The request: Begin with the opening line of the records and extract each line through the one holding "XAxis, YAxis, ReferenceLine"; pictures are not part of the copy.
— Start of Records supplied —
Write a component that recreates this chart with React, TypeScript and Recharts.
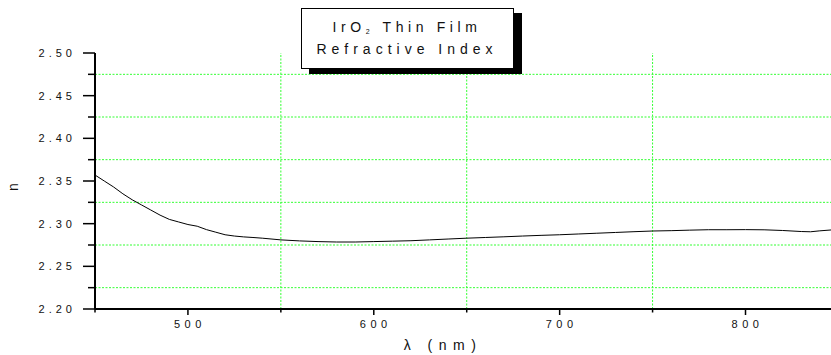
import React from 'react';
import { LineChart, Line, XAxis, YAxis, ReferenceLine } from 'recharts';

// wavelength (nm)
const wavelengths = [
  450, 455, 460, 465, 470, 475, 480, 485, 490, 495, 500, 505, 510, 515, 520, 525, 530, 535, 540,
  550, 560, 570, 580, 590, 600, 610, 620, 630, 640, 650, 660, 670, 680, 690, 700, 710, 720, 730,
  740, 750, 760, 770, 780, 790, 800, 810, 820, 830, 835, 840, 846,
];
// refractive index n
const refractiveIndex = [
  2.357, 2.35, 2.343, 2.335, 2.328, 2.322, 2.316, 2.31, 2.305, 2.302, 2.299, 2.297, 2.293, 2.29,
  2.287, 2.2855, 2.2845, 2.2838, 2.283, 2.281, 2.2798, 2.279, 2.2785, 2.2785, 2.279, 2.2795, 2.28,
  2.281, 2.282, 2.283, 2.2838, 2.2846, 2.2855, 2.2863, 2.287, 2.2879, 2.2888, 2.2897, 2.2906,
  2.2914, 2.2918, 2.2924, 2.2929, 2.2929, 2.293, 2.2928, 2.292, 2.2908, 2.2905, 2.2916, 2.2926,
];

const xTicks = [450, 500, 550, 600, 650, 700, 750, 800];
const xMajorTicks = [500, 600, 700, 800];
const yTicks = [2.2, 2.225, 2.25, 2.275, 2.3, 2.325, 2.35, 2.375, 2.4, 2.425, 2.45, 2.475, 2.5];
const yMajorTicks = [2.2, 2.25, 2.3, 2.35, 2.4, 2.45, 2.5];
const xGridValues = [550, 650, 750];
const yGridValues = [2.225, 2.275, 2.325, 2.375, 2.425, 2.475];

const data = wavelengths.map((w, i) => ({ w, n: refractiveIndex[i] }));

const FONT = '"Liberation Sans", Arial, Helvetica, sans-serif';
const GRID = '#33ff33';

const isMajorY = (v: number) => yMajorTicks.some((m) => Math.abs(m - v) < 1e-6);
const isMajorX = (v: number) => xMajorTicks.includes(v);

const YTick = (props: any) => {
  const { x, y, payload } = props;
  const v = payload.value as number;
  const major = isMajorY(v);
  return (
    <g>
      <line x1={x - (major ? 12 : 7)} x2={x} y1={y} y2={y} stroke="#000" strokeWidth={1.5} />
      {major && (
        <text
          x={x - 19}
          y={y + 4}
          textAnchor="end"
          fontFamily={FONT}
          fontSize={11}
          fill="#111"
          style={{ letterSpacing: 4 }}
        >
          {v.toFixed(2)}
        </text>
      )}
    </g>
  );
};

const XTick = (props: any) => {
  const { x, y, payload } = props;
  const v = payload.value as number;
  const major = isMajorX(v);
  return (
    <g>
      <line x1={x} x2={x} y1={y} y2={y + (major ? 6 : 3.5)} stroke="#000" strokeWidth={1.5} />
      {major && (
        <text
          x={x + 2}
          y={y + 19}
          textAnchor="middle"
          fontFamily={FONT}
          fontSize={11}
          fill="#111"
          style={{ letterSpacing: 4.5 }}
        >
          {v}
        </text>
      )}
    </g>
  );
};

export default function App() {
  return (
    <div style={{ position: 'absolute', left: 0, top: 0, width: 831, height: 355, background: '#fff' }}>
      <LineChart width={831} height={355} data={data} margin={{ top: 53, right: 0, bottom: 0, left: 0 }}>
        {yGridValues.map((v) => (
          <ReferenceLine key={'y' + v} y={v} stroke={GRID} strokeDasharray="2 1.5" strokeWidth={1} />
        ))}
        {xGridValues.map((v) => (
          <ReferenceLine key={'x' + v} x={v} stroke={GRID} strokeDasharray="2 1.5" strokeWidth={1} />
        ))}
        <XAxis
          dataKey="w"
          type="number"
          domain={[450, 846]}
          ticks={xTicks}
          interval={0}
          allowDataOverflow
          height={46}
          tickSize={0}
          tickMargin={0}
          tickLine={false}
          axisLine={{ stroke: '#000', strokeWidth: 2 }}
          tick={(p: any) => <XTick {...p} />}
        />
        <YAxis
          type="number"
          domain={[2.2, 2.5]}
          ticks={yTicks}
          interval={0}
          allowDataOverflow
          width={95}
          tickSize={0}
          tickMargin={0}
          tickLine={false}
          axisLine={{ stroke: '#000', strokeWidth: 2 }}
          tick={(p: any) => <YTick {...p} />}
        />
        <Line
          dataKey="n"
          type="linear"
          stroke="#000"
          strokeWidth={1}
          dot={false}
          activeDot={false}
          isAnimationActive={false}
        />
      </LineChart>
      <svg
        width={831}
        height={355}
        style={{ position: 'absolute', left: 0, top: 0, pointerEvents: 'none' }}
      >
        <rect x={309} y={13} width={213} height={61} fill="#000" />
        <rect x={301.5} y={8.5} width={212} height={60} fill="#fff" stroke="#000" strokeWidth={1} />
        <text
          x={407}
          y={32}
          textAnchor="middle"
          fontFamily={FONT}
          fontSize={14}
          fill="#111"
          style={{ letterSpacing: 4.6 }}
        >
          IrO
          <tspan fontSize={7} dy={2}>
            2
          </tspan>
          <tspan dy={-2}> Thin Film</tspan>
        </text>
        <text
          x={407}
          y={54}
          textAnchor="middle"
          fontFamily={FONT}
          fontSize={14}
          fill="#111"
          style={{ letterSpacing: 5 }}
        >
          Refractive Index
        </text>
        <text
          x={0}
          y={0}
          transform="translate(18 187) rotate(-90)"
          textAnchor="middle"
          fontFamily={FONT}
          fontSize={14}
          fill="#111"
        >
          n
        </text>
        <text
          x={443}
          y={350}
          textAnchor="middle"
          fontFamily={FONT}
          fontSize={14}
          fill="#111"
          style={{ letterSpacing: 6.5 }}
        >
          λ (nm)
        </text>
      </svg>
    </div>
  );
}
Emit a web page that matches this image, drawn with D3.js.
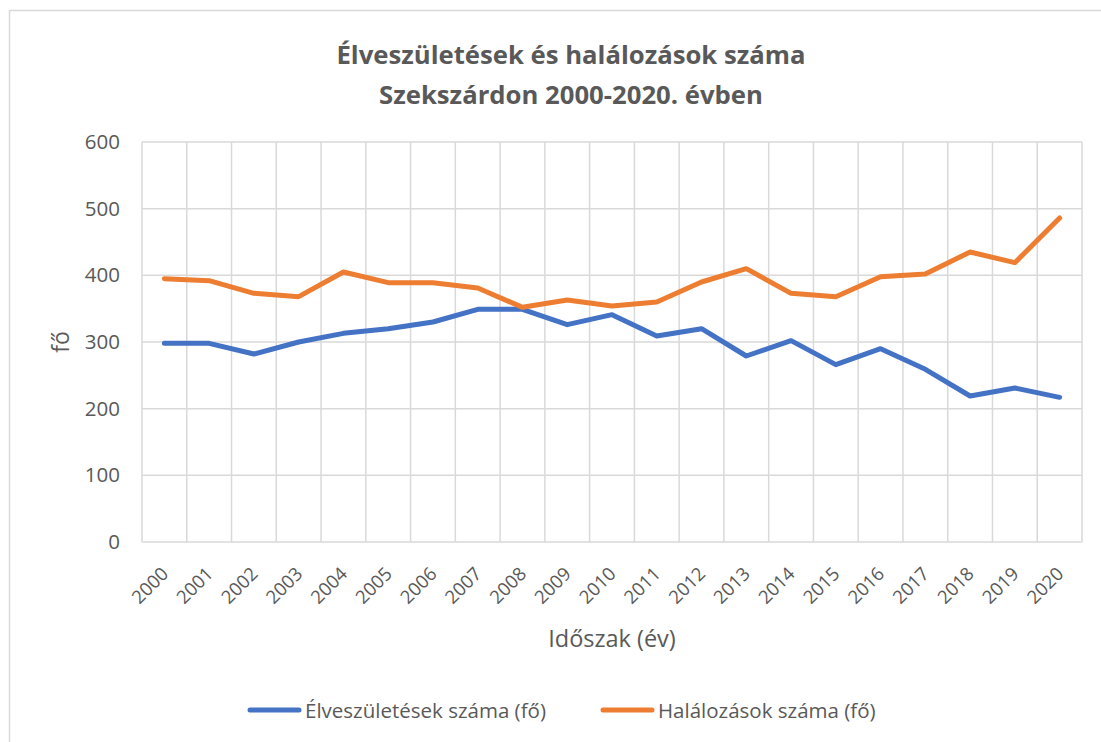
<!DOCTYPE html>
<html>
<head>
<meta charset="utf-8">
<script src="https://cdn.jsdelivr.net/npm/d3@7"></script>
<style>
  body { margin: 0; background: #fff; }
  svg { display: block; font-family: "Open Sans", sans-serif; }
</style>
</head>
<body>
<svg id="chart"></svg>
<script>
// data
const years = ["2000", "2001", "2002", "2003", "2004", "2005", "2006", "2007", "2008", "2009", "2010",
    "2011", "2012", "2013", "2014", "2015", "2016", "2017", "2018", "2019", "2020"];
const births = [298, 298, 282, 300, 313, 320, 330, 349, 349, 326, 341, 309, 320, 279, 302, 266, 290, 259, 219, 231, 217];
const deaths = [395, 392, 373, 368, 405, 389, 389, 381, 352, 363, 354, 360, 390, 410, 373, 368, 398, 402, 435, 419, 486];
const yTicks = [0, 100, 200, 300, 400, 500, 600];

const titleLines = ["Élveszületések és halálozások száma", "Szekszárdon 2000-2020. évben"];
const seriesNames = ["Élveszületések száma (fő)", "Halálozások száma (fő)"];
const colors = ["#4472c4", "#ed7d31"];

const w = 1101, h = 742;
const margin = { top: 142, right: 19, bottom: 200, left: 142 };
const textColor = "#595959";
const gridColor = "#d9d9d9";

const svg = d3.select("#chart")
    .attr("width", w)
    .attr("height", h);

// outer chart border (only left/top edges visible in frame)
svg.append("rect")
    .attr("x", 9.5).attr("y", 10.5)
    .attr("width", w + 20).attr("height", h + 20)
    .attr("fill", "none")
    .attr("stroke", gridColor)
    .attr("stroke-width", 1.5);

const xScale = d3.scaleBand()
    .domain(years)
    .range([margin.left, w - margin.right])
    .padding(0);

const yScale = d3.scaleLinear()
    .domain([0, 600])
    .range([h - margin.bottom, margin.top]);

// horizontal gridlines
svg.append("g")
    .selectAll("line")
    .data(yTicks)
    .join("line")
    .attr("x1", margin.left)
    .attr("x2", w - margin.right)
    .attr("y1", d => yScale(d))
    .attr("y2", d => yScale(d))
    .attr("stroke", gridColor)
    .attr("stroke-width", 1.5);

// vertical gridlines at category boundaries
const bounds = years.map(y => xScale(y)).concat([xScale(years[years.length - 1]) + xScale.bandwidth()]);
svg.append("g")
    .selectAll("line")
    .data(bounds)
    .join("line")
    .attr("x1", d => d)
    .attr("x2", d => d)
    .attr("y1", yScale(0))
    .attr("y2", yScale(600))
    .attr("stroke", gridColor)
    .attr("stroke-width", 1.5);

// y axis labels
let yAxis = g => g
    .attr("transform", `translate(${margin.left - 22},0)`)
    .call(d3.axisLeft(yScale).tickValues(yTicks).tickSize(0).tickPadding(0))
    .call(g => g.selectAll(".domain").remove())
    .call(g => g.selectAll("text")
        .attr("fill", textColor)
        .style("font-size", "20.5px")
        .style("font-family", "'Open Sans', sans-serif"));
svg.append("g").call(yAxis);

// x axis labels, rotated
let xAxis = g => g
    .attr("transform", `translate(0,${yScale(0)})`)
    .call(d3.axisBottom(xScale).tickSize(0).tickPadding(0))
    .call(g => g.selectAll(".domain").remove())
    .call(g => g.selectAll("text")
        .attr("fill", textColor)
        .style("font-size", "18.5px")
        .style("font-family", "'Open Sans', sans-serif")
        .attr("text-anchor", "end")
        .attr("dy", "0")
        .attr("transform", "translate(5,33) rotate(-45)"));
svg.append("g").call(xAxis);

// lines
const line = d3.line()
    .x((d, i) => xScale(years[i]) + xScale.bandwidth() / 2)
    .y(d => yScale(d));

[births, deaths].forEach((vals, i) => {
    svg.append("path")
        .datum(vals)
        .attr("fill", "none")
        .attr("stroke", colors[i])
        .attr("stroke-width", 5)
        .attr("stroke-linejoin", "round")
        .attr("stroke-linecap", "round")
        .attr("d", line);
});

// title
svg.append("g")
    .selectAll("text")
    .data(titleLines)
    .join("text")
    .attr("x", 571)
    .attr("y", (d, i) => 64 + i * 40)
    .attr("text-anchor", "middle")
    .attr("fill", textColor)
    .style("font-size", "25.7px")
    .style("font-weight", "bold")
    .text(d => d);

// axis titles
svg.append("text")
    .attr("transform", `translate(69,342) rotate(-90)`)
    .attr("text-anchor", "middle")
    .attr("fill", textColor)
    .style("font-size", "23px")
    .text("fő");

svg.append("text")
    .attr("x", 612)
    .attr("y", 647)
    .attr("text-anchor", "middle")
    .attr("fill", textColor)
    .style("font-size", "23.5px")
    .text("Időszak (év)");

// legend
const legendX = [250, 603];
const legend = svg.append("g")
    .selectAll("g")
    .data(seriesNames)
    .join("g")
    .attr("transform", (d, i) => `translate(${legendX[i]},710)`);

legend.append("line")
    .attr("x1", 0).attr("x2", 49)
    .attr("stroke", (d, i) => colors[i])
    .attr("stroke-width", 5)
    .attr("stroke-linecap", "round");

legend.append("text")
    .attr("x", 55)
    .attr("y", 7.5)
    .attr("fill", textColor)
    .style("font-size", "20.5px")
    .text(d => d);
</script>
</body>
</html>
— End of Records supplied —
Task result:
Write a component that recreates this chart with React, TypeScript and Recharts.
import React from 'react';
import { LineChart, Line, XAxis, YAxis, ReferenceLine } from 'recharts';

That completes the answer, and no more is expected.